1 Ginsberg & Martin, Bankruptcy: Text, Statutes, Rules,  10.11[l] at 10-111 (Prentice Hall, 3d Ed 1992). Nonetheless, under  502(i), a tax claim that arises postpetition, but which would be a priority tax claim had it arisen prepetition, is deemed a prepetition claim entitled to priority under  507(a)(7). See id.  10.08[p] at 10-70; In re Carlisle Court, Inc., 36 BR 209, 217 (Bankr D Columbia 1983) ("To the extent that a tax claim merely arises after commencement of the case, is a tax within the defined parameters of  507(a)(6) [now  503(a)(7)], and is not incurred by the estate, as is required by  503(b)(1)(B) then it is properly relegated to a pre-petition status under 502(i)") (emphasis in original) (footnotes omitted).
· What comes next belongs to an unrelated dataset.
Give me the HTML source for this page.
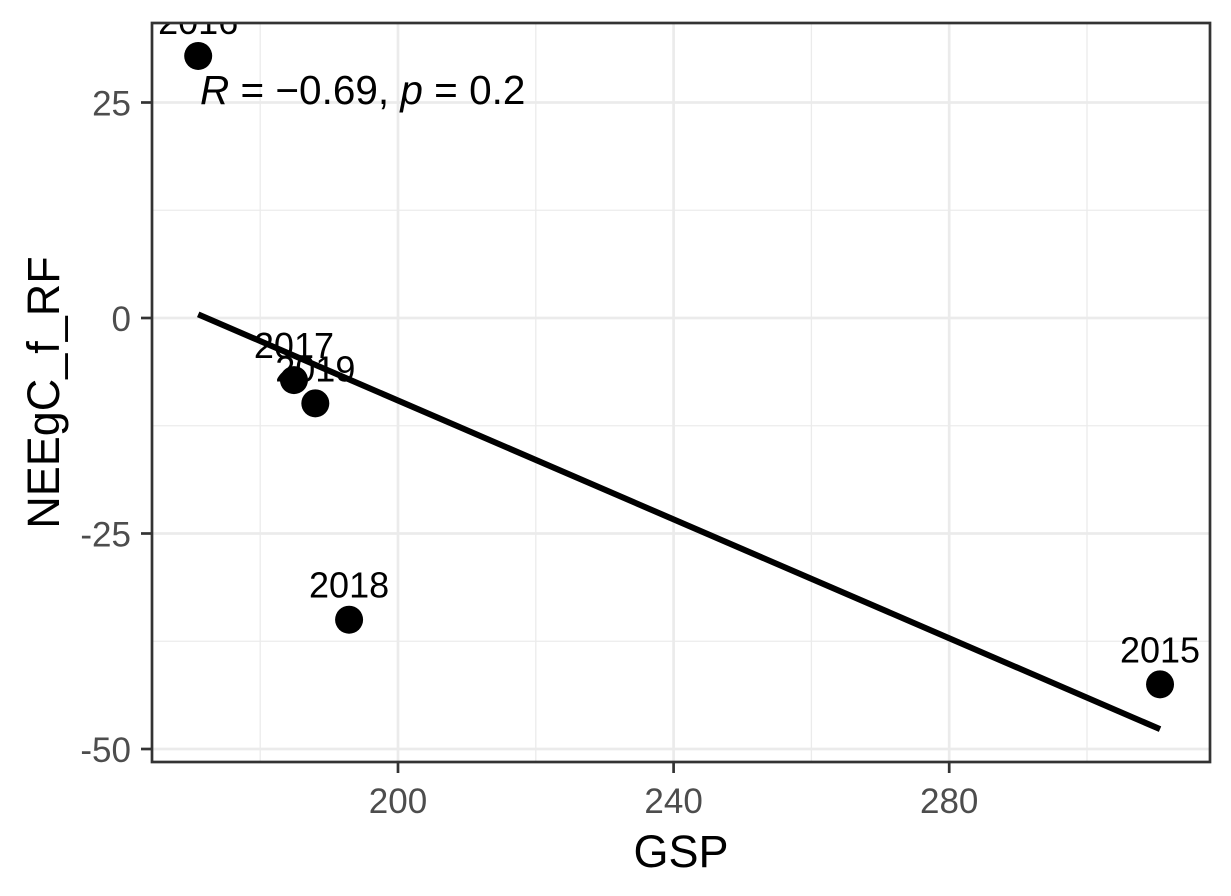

While  502(i) is usually invoked to afford priority status to tax claims which are based on prepetition activities that are assessed postpetition, the section appears to apply to this case as well.

Felland's tax liability also falls within  507(a)(7)(C) by operation of the case conversion. Section 348 governs the effect of conversion and provides:

(d) A claim against the estate or the debtor that arises after the order for relief but before conversion in a case that is converted under section 1112, 1307, or 1208 of this title, other than a claim specified in section 503(b) of this title, shall be treated for all purposes as if such claim had arisen immediately before the date of the filing of the petition.

11 USC  348(d). Because the tax obligation was not an administrative expense claim in the Chapter 11 case, it is deemed a prepetition claim subsequent to the conversion by operation of  348(d). As a prepetition claim, it is entitled to priority under  507(a)(7)(C).

For the foregoing reasons, the trustee's objection to the Department's proof of claim is sustained.